Exercise aim = Pull out every line in the data that has the string "Generate" in it.

Supplied information =

··········

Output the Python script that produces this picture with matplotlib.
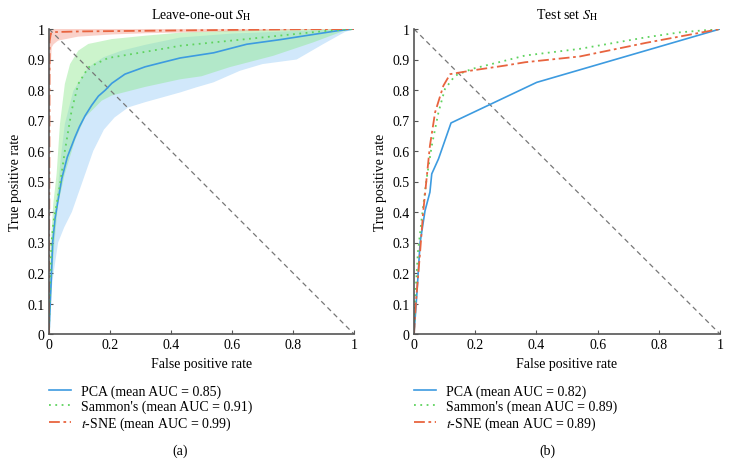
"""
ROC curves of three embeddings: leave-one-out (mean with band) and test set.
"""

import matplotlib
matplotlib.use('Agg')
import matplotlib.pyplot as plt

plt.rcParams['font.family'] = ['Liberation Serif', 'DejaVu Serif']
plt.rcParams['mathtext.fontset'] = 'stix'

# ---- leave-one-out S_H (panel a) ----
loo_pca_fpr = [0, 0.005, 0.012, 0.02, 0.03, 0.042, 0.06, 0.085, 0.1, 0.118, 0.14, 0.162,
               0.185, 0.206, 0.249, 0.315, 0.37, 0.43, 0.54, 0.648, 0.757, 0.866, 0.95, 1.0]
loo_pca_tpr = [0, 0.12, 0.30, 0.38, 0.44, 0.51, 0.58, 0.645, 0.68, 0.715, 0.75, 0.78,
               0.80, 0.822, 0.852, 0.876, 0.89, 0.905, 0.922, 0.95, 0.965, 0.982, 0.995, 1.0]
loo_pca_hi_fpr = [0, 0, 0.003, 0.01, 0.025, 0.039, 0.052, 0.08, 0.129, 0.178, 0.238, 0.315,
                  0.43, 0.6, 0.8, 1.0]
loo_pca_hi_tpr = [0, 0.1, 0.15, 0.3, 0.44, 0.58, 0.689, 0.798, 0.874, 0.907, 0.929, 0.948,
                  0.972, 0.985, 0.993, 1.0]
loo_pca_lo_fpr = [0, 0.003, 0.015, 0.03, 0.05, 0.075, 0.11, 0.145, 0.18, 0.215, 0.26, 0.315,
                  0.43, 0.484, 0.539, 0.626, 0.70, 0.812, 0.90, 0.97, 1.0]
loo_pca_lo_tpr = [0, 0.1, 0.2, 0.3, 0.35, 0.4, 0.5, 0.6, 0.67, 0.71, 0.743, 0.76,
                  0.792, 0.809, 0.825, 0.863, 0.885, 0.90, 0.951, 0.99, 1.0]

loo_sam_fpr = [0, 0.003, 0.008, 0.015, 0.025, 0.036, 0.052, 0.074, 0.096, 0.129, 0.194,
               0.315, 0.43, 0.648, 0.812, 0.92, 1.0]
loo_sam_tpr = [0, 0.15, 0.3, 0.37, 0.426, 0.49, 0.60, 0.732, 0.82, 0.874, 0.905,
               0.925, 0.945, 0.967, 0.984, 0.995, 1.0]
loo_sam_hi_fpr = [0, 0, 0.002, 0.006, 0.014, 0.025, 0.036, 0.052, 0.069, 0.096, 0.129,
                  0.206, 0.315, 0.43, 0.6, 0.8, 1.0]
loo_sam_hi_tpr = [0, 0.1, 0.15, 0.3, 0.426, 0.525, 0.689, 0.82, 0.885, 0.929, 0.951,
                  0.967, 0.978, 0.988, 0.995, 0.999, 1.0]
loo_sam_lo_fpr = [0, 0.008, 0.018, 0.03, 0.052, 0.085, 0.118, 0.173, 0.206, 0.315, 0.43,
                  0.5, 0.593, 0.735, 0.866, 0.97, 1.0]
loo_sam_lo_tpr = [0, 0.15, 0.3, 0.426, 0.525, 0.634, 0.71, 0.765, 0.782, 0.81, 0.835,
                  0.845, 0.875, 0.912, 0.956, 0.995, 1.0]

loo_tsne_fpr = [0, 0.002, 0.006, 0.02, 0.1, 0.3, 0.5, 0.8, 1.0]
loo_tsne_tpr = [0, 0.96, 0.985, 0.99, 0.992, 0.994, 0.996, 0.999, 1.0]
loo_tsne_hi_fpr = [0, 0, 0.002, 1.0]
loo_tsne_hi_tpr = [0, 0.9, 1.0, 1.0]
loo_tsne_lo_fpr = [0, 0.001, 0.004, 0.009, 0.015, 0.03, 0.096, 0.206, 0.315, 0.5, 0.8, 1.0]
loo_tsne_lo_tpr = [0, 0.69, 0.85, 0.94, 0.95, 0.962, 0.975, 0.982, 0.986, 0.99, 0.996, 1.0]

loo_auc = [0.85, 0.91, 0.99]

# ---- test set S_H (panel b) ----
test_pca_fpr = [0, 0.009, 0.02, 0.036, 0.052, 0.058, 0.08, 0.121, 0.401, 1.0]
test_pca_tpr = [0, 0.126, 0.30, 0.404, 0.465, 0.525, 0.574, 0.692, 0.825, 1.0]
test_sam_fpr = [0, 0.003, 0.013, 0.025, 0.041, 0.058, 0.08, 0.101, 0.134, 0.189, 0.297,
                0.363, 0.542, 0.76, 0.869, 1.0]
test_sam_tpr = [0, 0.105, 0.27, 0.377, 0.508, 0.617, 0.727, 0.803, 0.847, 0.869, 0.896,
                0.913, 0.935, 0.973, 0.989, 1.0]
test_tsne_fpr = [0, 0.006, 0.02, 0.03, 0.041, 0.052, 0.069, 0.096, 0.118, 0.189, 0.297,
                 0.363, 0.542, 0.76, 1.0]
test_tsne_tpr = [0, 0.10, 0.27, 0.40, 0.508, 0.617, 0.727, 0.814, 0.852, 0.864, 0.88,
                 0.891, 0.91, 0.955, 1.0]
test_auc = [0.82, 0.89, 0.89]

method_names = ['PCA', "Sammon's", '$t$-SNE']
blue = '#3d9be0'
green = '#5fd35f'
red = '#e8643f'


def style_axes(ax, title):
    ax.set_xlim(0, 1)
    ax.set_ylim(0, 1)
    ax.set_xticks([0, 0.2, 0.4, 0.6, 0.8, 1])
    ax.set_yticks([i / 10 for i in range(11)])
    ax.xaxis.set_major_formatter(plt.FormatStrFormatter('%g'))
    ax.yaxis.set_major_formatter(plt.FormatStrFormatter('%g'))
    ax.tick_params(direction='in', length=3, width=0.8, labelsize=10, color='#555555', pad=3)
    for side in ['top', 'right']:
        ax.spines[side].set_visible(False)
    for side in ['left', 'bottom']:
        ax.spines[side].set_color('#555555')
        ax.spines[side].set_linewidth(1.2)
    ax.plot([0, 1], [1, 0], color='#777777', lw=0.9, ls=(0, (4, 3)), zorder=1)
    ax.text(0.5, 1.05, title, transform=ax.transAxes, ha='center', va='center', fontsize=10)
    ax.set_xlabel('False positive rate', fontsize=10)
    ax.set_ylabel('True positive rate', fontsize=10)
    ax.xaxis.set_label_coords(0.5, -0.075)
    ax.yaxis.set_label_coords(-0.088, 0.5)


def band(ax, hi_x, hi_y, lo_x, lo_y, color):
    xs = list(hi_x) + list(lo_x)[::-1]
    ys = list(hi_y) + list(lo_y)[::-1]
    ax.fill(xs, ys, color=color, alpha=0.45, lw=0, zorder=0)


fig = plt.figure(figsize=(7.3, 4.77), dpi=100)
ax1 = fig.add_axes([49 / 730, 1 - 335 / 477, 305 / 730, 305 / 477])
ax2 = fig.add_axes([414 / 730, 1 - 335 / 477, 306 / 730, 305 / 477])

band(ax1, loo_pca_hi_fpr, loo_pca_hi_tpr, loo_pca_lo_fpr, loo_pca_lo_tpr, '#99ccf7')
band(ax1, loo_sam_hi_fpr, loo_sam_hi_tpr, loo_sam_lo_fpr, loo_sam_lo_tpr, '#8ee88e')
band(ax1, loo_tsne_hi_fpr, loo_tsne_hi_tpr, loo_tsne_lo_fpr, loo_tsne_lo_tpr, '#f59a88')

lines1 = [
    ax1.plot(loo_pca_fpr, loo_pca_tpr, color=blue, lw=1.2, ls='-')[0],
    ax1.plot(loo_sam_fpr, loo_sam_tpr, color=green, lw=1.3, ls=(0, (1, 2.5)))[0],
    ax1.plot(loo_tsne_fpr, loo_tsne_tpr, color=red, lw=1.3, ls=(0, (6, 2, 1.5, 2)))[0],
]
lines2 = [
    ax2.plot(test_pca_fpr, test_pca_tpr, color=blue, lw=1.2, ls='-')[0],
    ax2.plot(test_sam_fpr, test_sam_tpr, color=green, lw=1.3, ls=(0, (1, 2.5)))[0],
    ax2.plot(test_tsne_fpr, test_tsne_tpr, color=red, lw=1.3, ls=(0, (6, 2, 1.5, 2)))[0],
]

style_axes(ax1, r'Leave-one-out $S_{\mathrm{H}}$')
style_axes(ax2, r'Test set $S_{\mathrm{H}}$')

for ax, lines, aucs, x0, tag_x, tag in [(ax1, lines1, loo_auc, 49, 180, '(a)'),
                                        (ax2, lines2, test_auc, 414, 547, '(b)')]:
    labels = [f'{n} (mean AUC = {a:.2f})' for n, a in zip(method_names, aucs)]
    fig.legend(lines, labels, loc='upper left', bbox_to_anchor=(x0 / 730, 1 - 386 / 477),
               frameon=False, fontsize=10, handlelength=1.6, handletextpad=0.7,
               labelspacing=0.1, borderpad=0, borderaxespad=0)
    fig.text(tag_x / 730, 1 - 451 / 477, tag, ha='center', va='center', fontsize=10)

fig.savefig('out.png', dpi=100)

··········

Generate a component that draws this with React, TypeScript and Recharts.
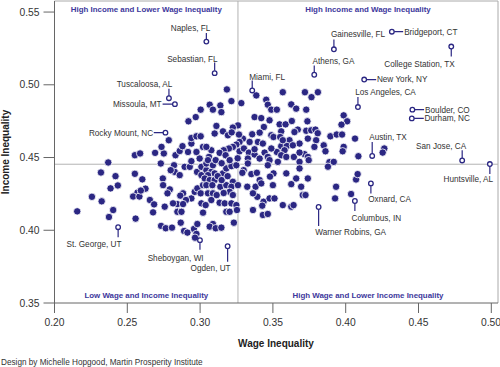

··········

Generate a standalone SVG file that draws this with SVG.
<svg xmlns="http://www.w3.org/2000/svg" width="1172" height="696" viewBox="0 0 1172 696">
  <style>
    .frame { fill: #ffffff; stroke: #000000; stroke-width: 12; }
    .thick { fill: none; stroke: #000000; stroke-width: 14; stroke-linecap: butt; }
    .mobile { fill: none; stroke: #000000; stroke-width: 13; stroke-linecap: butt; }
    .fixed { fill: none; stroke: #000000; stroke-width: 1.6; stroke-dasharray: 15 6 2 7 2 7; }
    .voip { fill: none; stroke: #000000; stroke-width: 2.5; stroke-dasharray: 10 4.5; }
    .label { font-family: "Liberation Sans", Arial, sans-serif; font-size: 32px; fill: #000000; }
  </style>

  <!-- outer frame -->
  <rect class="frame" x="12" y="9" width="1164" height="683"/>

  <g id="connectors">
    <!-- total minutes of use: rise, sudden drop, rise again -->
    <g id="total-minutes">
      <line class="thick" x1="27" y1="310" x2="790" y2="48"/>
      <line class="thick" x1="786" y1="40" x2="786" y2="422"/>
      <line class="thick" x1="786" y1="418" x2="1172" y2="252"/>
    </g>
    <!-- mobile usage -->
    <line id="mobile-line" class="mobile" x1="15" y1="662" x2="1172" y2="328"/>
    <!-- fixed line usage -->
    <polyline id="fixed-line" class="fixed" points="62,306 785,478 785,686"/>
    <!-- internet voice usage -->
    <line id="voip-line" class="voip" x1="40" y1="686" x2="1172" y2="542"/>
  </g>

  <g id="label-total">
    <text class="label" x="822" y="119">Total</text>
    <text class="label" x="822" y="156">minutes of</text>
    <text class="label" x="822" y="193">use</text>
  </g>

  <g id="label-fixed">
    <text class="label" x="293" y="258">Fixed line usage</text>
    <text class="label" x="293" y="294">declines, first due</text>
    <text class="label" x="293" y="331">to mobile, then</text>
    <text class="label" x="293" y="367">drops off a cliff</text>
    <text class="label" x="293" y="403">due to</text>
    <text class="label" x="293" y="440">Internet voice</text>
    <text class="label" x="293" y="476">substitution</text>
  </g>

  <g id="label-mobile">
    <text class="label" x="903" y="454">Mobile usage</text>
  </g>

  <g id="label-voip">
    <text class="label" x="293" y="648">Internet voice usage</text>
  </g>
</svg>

··········

Result of this task =
Generate a component that draws this with React, TypeScript and Recharts.
Generate a standalone SVG file that draws this with SVG.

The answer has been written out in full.